# judged for dressing your chi up?



## SharaAngel<3 (Nov 14, 2010)

ugh i just need to vent, i am so annoyed by people judging me for putting clothes on my chihuahuas. whenever my mom posts pictures of the dogs on her site there is always someone who posts "omg poor dogs, i cant beleave you put sweaters on them"
its so annoying and stupid. now kali and sophies breeder keeps leaving snarly little comments on the pictures that i post of them like "poor dogs, wearing sweaters and having to walk on leashes'
i live in nyc it gets pretty cold here, doggies need coats and sweaters. 
i lol'd at the leash thing though, becauses its the law that they need to be on leashes, but the other stuff pissed me off.
do any of you ever get judged for dressing your pets up?
i dont care what people think, i will always dress mine up!!


----------



## LostLakeLua (Sep 6, 2009)

I would remind those people that they are tiny frail dogs that can easily suffer hypothermia. Sometimes people think it's just about fashion and they need a reminder that it isn't always the case; do WE only go around wearing clothes in winter "because it's cute and stylish?!" Heck no; we'd never go outside in the winter naked so why should they?! 

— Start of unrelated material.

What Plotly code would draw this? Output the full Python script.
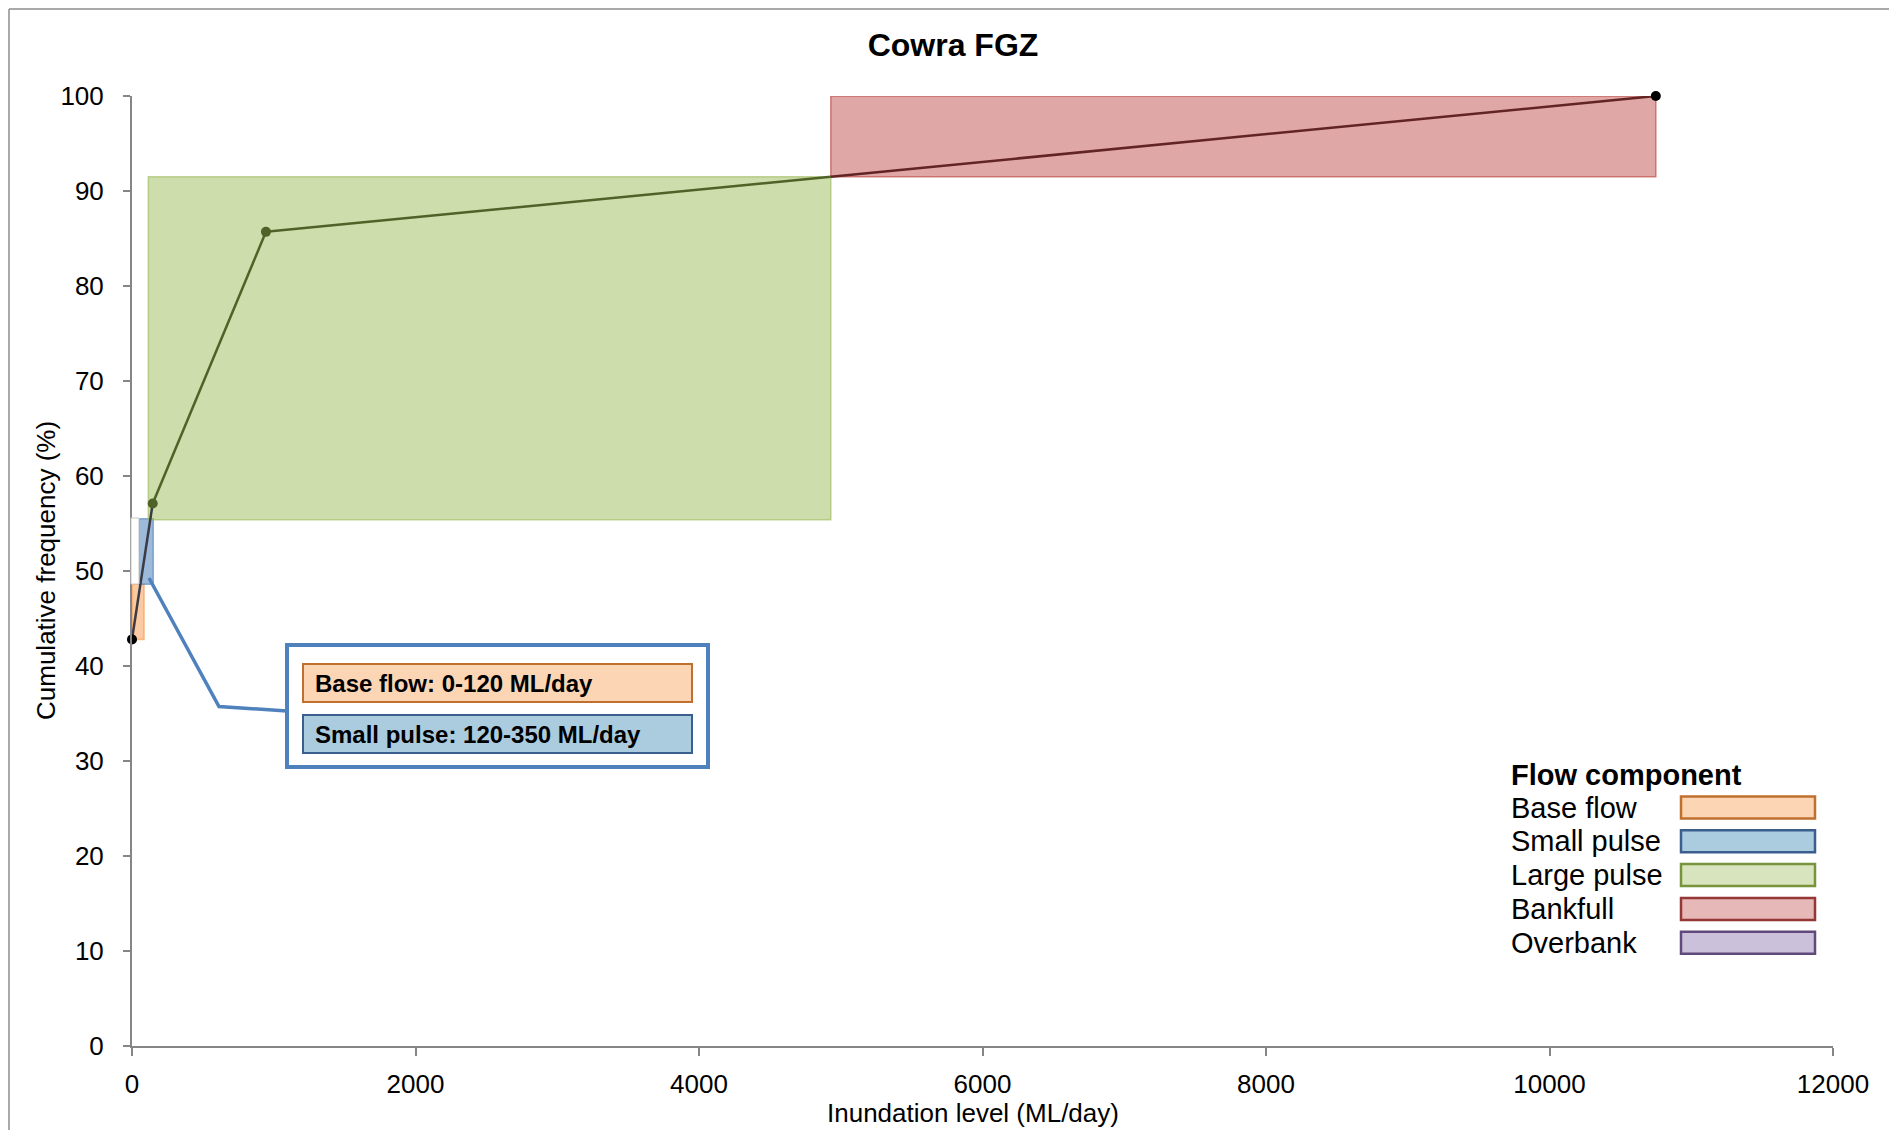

Ok well at least they won't get charged with indecent exposure. =P But still. there's a huuuge difference between putting clothes on a dog that make it uncomfortable and are just for the look; and wearing clothes to keep them warm. One's an option.. the other is a necessity!!


----------



## jazzman (Apr 8, 2009)

I've had people talk about my halloween costumes - mostly non-dog people.
But this year one of the dog-sites on facebook asked for people to send in their dogs in costume, and you wouldn't believe the number of people saying that kind of stuff !

One person said 'they look so miserable'. I couldn't help but think they were just seeing their own misery, because for the life of me none of the dogs looked anything but normal to me.

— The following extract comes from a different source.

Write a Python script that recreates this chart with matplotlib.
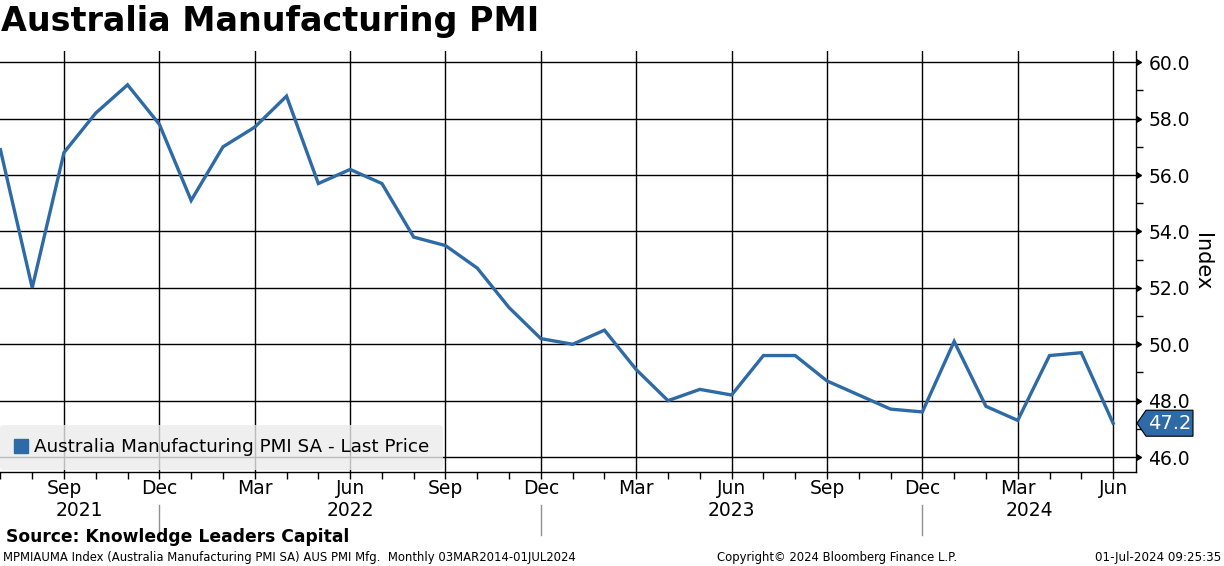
import matplotlib
matplotlib.use("Agg")
import matplotlib.pyplot as plt
from matplotlib.lines import Line2D
from matplotlib.patches import Polygon
from matplotlib.transforms import IdentityTransform

# ---- data ----
months = ["Jul", "Aug", "Sep", "Oct", "Nov", "Dec",
          "Jan", "Feb", "Mar", "Apr", "May", "Jun",
          "Jul", "Aug", "Sep", "Oct", "Nov", "Dec",
          "Jan", "Feb", "Mar", "Apr", "May", "Jun",
          "Jul", "Aug", "Sep", "Oct", "Nov", "Dec",
          "Jan", "Feb", "Mar", "Apr", "May", "Jun"]
years = [2021] * 6 + [2022] * 12 + [2023] * 12 + [2024] * 6
pmi = [56.9, 52.0, 56.8, 58.2, 59.2, 57.8,
       55.1, 57.0, 57.7, 58.8, 55.7, 56.2,
       55.7, 53.8, 53.5, 52.7, 51.3, 50.2,
       50.0, 50.5, 49.1, 48.0, 48.4, 48.2,
       49.6, 49.6, 48.7, 48.2, 47.7, 47.6,
       50.1, 47.8, 47.3, 49.6, 49.7, 47.2]
y_ticks = [46.0, 48.0, 50.0, 52.0, 54.0, 56.0, 58.0, 60.0]
series_label = "Australia Manufacturing PMI SA - Last Price"
title = "Australia Manufacturing PMI"

BLUE = "#2d6aa6"
W, H = 1224, 566

fig = plt.figure(figsize=(W / 100, H / 100), dpi=100)
plt.rcParams['font.family'] = ['DejaVu Sans']

ax_l, ax_r, ax_t, ax_b = 0, 1136, 51, 472
ax = fig.add_axes([ax_l / W, 1 - ax_b / H, (ax_r - ax_l) / W, (ax_b - ax_t) / H])

x = list(range(len(pmi)))
ax.plot(x, pmi, color=BLUE, lw=2.4, solid_joinstyle='miter', zorder=3, clip_on=False)

xmin, xmax = -0.013, len(pmi) - 1 + 0.72
ax.set_xlim(xmin, xmax)
ax.set_ylim(45.47, 60.40)

# grid
quarter_idx = [i for i, m in enumerate(months) if m in ("Mar", "Jun", "Sep", "Dec")]
for i in quarter_idx:
    ax.axvline(i, color="black", lw=1.0, zorder=1)
for yv in y_ticks:
    ax.axhline(yv, color="black", lw=1.0, zorder=1)

for s in ("top", "left"):
    ax.spines[s].set_visible(False)
for s in ("right", "bottom"):
    ax.spines[s].set_color("black")
    ax.spines[s].set_linewidth(1.0)

# x ticks
ax.set_xticks(x, minor=True)
ax.set_xticks(quarter_idx)
ax.set_xticklabels([months[i] for i in quarter_idx], fontsize=13.5)
ax.tick_params(axis='x', which='both', direction='out', length=5, width=1, pad=0)

# y ticks on right
ax.yaxis.tick_right()
ax.set_yticks(y_ticks)
ax.set_yticklabels([f"{v:.1f}" for v in y_ticks], fontsize=13.5)
ax.set_yticks([v + 1 for v in y_ticks[:-1]], minor=True)
ax.tick_params(axis='y', which='major', length=0, pad=9)
ax.tick_params(axis='y', which='minor', direction='out', length=5, width=1)
ax.plot([1.0] * len(y_ticks), y_ticks, linestyle='none', marker=9, markersize=5,
        color='black', transform=ax.get_yaxis_transform(), clip_on=False, zorder=5)

ax.yaxis.set_label_position("right")
ax.set_ylabel("Index", rotation=270, fontsize=15, labelpad=16)

# year labels and separators
dec_idx = [i for i, m in enumerate(months) if m == "Dec"]
bounds = [xmin] + dec_idx + [xmax]
uniq_years = sorted(set(years))
for k, yr in enumerate(uniq_years):
    cx = (bounds[k] + bounds[k + 1]) / 2
    ax.annotate(str(yr), xy=(cx, 0), xycoords=('data', 'axes fraction'),
                xytext=(0, -(511 - ax_b)), textcoords='offset pixels',
                ha='center', va='center', fontsize=13.5)
for d in dec_idx:
    ax.plot([d, d], [-(505 - ax_b) / (ax_b - ax_t), -(535 - ax_b) / (ax_b - ax_t)],
            color='#909090', lw=1.0, transform=ax.get_xaxis_transform(), clip_on=False)

# legend
handle = Line2D([], [], marker='s', linestyle='none', color=BLUE, markersize=10)
leg = ax.legend([handle], [series_label], loc='lower left',
                bbox_to_anchor=(0, 2 / (ax_b - ax_t)), borderaxespad=0,
                fontsize=13.2, frameon=True, fancybox=True, framealpha=0.8,
                facecolor='#ebebeb', edgecolor='none', handlelength=0.8,
                handletextpad=0.3, borderpad=0.75)
leg.set_zorder(4)

# last price tag
fig.canvas.draw()
px, py = ax.transData.transform((xmax, pmi[-1]))
hh = 13
tag = Polygon([(px + 1, py), (px + 10, py + hh), (px + 57, py + hh),
               (px + 57, py - hh), (px + 10, py - hh)], closed=True,
              facecolor=BLUE, edgecolor='black', lw=0.8,
              transform=IdentityTransform(), clip_on=False, zorder=6)
fig.add_artist(tag)
fig.text((px + 34) / W, py / H, f"{pmi[-1]:.1f}", color='white', fontsize=14,
         ha='center', va='center', zorder=7)

# title and footers
fig.text(1 / W, 1 - 22 / H, title, fontsize=24, fontweight='bold', ha='left', va='center')
fig.text(6 / W, 1 - 537 / H, "Source: Knowledge Leaders Capital", fontsize=12.3,
         fontweight='bold', ha='left', va='center')
fig.text(3 / W, 1 - 557 / H,
         "MPMIAUMA Index (Australia Manufacturing PMI SA) AUS PMI Mfg.  Monthly 03MAR2014-01JUL2024",
         fontsize=8.4, ha='left', va='center')
fig.text(837 / W, 1 - 557 / H, "Copyright\u00a9 2024 Bloomberg Finance L.P.", fontsize=8.4,
         ha='center', va='center')
fig.text(1221 / W, 1 - 557 / H, "01-Jul-2024 09:25:35", fontsize=8.6, ha='right', va='center')

fig.savefig("out.png", dpi=100)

The leash thing is beyond ridiculous. If people were commenting like that on my photos, I'd simply delete them. If they ask why, tell them 'life's too short for your BS'


----------



## Kaila (Nov 10, 2009)

At the end of the day, you know your dog better than anyone. You'll know what annoys them or what they need.

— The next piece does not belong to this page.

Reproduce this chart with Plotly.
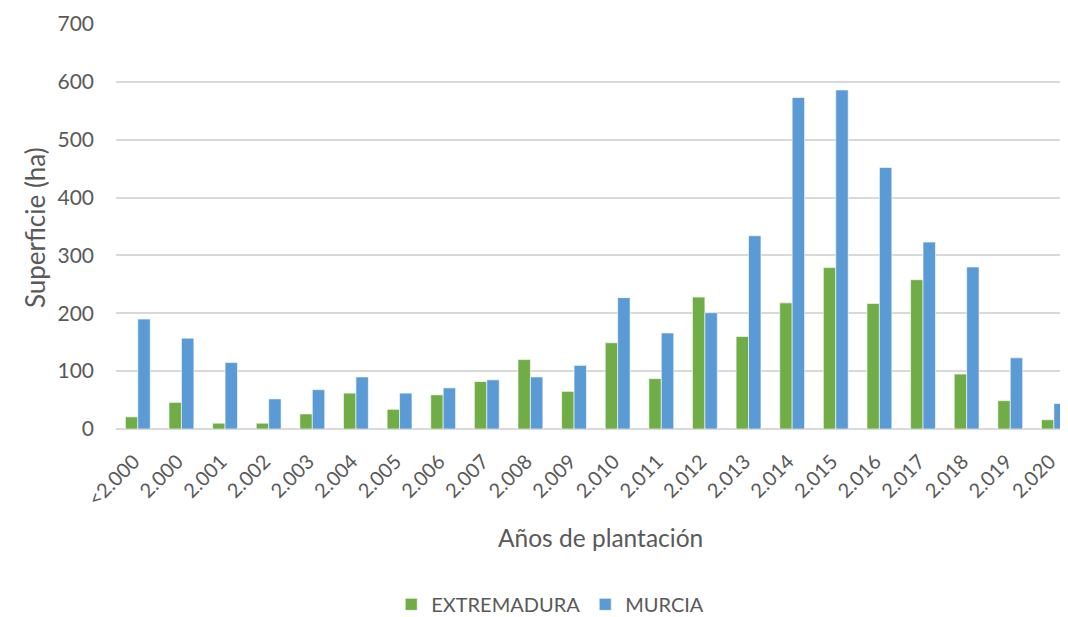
import plotly.graph_objects as go

categories = ["&lt;2.000", "2.000", "2.001", "2.002", "2.003", "2.004", "2.005", "2.006",
              "2.007", "2.008", "2.009", "2.010", "2.011", "2.012", "2.013", "2.014",
              "2.015", "2.016", "2.017", "2.018", "2.019", "2.020"]
extremadura = [21, 46, 10, 10, 26, 62, 34, 59, 82, 120, 65, 149, 87, 228, 160, 218,
               279, 217, 258, 95, 49, 16]
murcia = [190, 157, 115, 52, 68, 90, 62, 71, 85, 90, 110, 227, 166, 201, 334, 573,
          586, 452, 323, 280, 123, 44]

FONT = "Lato, 'Open Sans', sans-serif"
GREY = "#595959"

fig = go.Figure()
fig.add_trace(go.Bar(x=categories, y=extremadura, name="EXTREMADURA",
                     marker=dict(color="#70AD47", line=dict(color="rgba(255,255,255,0.6)", width=1))))
fig.add_trace(go.Bar(x=categories, y=murcia, name="MURCIA",
                     marker=dict(color="#5B9BD5", line=dict(color="rgba(255,255,255,0.6)", width=1))))

# page body has an 8px margin, so the figure is sized/offset to compensate
fig.update_layout(
    width=1052, height=609,
    margin=dict(l=108, r=0, t=16, b=188, autoexpand=False),
    paper_bgcolor="white", plot_bgcolor="white",
    barmode="group", bargap=0.43, bargroupgap=0,
    font=dict(family=FONT, color=GREY, size=20),
    showlegend=True,
    legend=dict(orientation="h", x=0.46, xanchor="center", y=-0.433, yanchor="middle",
                font=dict(size=20, color=GREY), itemwidth=30),
    xaxis=dict(type="category", range=[-0.5, 21.14], tickangle=-45, automargin=False,
               tickfont=dict(size=20, color=GREY), showgrid=False,
               showline=False, zeroline=False, ticks="",
               ticklabelstandoff=16, ticklabelshift=-4),
    yaxis=dict(range=[0, 700], dtick=100, showgrid=True, gridcolor="#d9d9d9", gridwidth=1.5,
               zeroline=True, zerolinecolor="#d9d9d9", zerolinewidth=1.5, automargin=False,
               tickfont=dict(size=21, color=GREY), ticklabelstandoff=21, showline=False),
    annotations=[
        dict(text="Años de plantación", x=0.513, y=-0.269, xref="paper", yref="paper",
             showarrow=False, font=dict(size=24.5, color=GREY), xanchor="center", yanchor="middle"),
        dict(text="Superficie (ha)", x=-0.0858, y=0.496, xref="paper", yref="paper",
             showarrow=False, textangle=-90, font=dict(size=26, color=GREY),
             xanchor="center", yanchor="middle"),
    ],
)

fig.write_html("out.html")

I don't get judged for putting sweaters on Teddy but I've had a few people give me the "poor dog" comment when they hear about or see me putting Teddy in a purse-style carrier. What makes me laugh is that I just have to set the bag down and Teddy happily jumps in and lays down. He LOVES the bag! I wouldn't make him go in it if he didn't like it. Those people just don't understand my dog like I do, so I ignore them.


----------



## ~LS~ (Oct 29, 2011)

Oh darn, I hate when that happens, I just wrote you this huge reply and it got erased!!! urgh!
Basically just saying to not mind these people. I have no problem protecting my Chi's little heart from harsh weather. 
And my Basenjis also definitely need protection since they are an African breed, not made to endure Canadian winters.


----------



## Audreybabypup (Sep 14, 2010)

I have gotten told "let you dog be a dog" I don't care what people think, audrey is bald from her chin all the way day and would freeze without clothes. She needs sweaters/coats and not just to look cute. The cute factor is the added bonus  and yes she does wear little summer dresses but you know what, she's my dog so there! Ha


----------



## 20887 (Mar 16, 2011)

I don't put my dogs in any clothes besides sweaters or coats that keep them warm. I do have a dress for Penny, but I pretty much only put it on her for a photo or something. They get cold, I see no reason why I can't put a coat on them.


----------



## Charlotte~ (Apr 5, 2011)

I too have been judged for putting clothes on Daisy. I think, until you have one, you don't really realise how easily they do get cold, and how vulnerable they are to it. 
I don't dress her up for the sake of it, she isn't overly keen on clothes. But sometimes she doesn't take them off, and I think that's because she realises they are warmer than having nothing on. 
Most of her outfits, I've just put on for photos then she doesn't really wear them often. There's just 2 hoodies that she wears often.


----------



## Chihuahuasloveme (Jan 8, 2010)

People are always going to have an opinion about something none of my 4 chis can stand goin outside in this Canadian weather even with clothes on the only one who hates clothes is ninja and I think it's bc hes bald so it feels weird on his skin I don't make him wear any clothing except if there's snow on the ground then jacket goes on at the door and off when he comes back in otherwise u can guarantee he's gonna run back in and crap in the house I also put socks on his paws in the snow he screams so loud and lifts his paws it's too cold for the guy  socks make a huge difference. I may put the odd costume on him for a photo he's a big poser


----------



## kimr (Nov 14, 2010)

My crew went naked all summer!

But it's cool now, and their sweaters and hoodies are on. The little things burrow under blankets inside my warm house...Why in the world wouldn't they appreciate some extra protection when I take them outside? And, yes, I leave their sweaters and hoodies on all the time in the cooler weather. Thank goodness Diesel has finally decided he will wear his rather than take it off and poop on it every time I crate him!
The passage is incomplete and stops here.